◆ COLLECTED DATA ◆

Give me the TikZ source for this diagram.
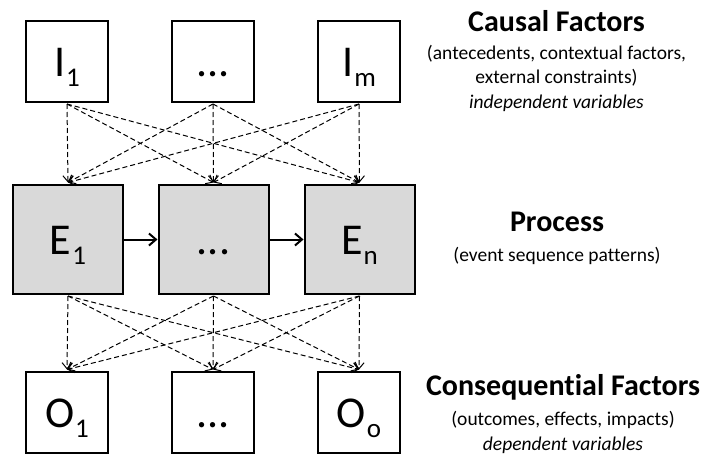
\documentclass[tikz,border=0pt]{standalone}
\usepackage{fontspec}
\setmainfont{Carlito}[Ligatures=NoCommon]
\usetikzlibrary{arrows.meta}
\definecolor{boxgray}{HTML}{D9D9D9}
\newcommand\blab[2]{#1\kern1pt\raisebox{-10pt}{\fontsize{27}{27}\selectfont #2}}
\tikzset{
  smallbox/.style={draw=black, line width=2pt, fill=white, minimum width=82pt, minimum height=81pt, inner sep=0pt, text height=29pt, text depth=0pt, font=\fontsize{44}{44}\selectfont},
  procbox/.style={draw=black, line width=2pt, fill=boxgray, minimum width=110pt, minimum height=109pt, inner sep=0pt, text height=29pt, text depth=0pt, font=\fontsize{44}{44}\selectfont},
  dasharrow/.style={dash pattern=on 5pt off 3pt, line width=1pt, -{Straight Barb[length=6pt,width=10pt,line width=1pt]}},
  solidarrow/.style={line width=2pt, -{Straight Barb[length=7pt,width=12pt,line width=2pt]}},
  headtext/.style={anchor=base, inner sep=0pt, font=\fontsize{30}{30}\selectfont\bfseries},
  subtext/.style={anchor=base, inner sep=0pt, font=\fontsize{19.5}{19.5}\selectfont},
}
\begin{document}
\begin{tikzpicture}[x=1pt,y=-1pt]
\useasboundingbox (0,0) rectangle (708,455);
% top row
\node[smallbox] (i1) at (67,61.5) {\blab{I}{1}};
\node[smallbox] (i2) at (213,61.5) {...};
\node[smallbox] (i3) at (359,61.5) {\blab{I}{m}};
% middle row
\node[procbox] (e1) at (68,239.5) {\blab{E}{1}};
\node[procbox] (e2) at (213.5,239.5) {...};
\node[procbox] (e3) at (359.5,239.5) {\blab{E}{n}};
% bottom row
\node[smallbox] (o1) at (67,412.5) {\blab{O}{1}};
\node[smallbox] (o2) at (213,412.5) {...};
\node[smallbox] (o3) at (359,412.5) {\blab{O}{o}};
% dashed arrows
\foreach \s in {i1,i2,i3}{
  \foreach \t in {e1,e2,e3}{
    \draw[dasharrow] ([yshift=-1pt]\s.south) -- ([yshift=1.5pt]\t.north);
  }
}
\foreach \s in {e1,e2,e3}{
  \foreach \t in {o1,o2,o3}{
    \draw[dasharrow] ([yshift=-1pt]\s.south) -- ([yshift=1.5pt]\t.north);
  }
}
% process arrows
\draw[solidarrow] (e1.east) -- (e2.west);
\draw[solidarrow] (e2.east) -- (e3.west);
% right texts
\node[headtext] (cf) at (556.5,31.7) {Causal Factors};
\node[subtext] (cf1) at (556.5,59.3) {(antecedents, contextual factors,};
\node[subtext] (cf2) at (556.5,83.8) {external constraints)};
\node[subtext, font=\fontsize{19.5}{19.5}\selectfont\itshape] (cf3) at (556.5,108.3) {independent variables};
\node[headtext] (pr) at (557,231.7) {Process};
\node[subtext] (pr1) at (557,261.7) {(event sequence patterns)};
\node[headtext] (qf) at (563,395) {Consequential Factors};
\node[subtext] (qf1) at (563,425) {(outcomes, effects, impacts)};
\node[subtext, font=\fontsize{19.5}{19.5}\selectfont\itshape] (qf2) at (563,450) {dependent variables};
\end{tikzpicture}
\end{document}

◆ SET TASK ◆
Copy out each line exactly, without the pictures.

◆ OUTPUT BELOW ◆
Give me the TikZ source for this diagram.
\documentclass[tikz,border=0pt]{standalone}
\usepackage{fontspec}
\setmainfont{Carlito}[Ligatures=NoCommon]
\usetikzlibrary{arrows.meta}
\definecolor{boxgray}{HTML}{D9D9D9}
\newcommand\blab[2]{#1\kern1pt\raisebox{-10pt}{\fontsize{27}{27}\selectfont #2}}
\tikzset{
  smallbox/.style={draw=black, line width=2pt, fill=white, minimum width=82pt, minimum height=81pt, inner sep=0pt, text height=29pt, text depth=0pt, font=\fontsize{44}{44}\selectfont},
  procbox/.style={draw=black, line width=2pt, fill=boxgray, minimum width=110pt, minimum height=109pt, inner sep=0pt, text height=29pt, text depth=0pt, font=\fontsize{44}{44}\selectfont},
  dasharrow/.style={dash pattern=on 5pt off 3pt, line width=1pt, -{Straight Barb[length=6pt,width=10pt,line width=1pt]}},
  solidarrow/.style={line width=2pt, -{Straight Barb[length=7pt,width=12pt,line width=2pt]}},
  headtext/.style={anchor=base, inner sep=0pt, font=\fontsize{30}{30}\selectfont\bfseries},
  subtext/.style={anchor=base, inner sep=0pt, font=\fontsize{19.5}{19.5}\selectfont},
}
\begin{document}
\begin{tikzpicture}[x=1pt,y=-1pt]
\useasboundingbox (0,0) rectangle (708,455);
% top row
\node[smallbox] (i1) at (67,61.5) {\blab{I}{1}};
\node[smallbox] (i2) at (213,61.5) {...};
\node[smallbox] (i3) at (359,61.5) {\blab{I}{m}};
% middle row
\node[procbox] (e1) at (68,239.5) {\blab{E}{1}};
\node[procbox] (e2) at (213.5,239.5) {...};
\node[procbox] (e3) at (359.5,239.5) {\blab{E}{n}};
% bottom row
\node[smallbox] (o1) at (67,412.5) {\blab{O}{1}};
\node[smallbox] (o2) at (213,412.5) {...};
\node[smallbox] (o3) at (359,412.5) {\blab{O}{o}};
% dashed arrows
\foreach \s in {i1,i2,i3}{
  \foreach \t in {e1,e2,e3}{
    \draw[dasharrow] ([yshift=-1pt]\s.south) -- ([yshift=1.5pt]\t.north);
  }
}
\foreach \s in {e1,e2,e3}{
  \foreach \t in {o1,o2,o3}{
    \draw[dasharrow] ([yshift=-1pt]\s.south) -- ([yshift=1.5pt]\t.north);
  }
}
% process arrows
\draw[solidarrow] (e1.east) -- (e2.west);
\draw[solidarrow] (e2.east) -- (e3.west);
% right texts
\node[headtext] (cf) at (556.5,31.7) {Causal Factors};
\node[subtext] (cf1) at (556.5,59.3) {(antecedents, contextual factors,};
\node[subtext] (cf2) at (556.5,83.8) {external constraints)};
\node[subtext, font=\fontsize{19.5}{19.5}\selectfont\itshape] (cf3) at (556.5,108.3) {independent variables};
\node[headtext] (pr) at (557,231.7) {Process};
\node[subtext] (pr1) at (557,261.7) {(event sequence patterns)};
\node[headtext] (qf) at (563,395) {Consequential Factors};
\node[subtext] (qf1) at (563,425) {(outcomes, effects, impacts)};
\node[subtext, font=\fontsize{19.5}{19.5}\selectfont\itshape] (qf2) at (563,450) {dependent variables};
\end{tikzpicture}
\end{document}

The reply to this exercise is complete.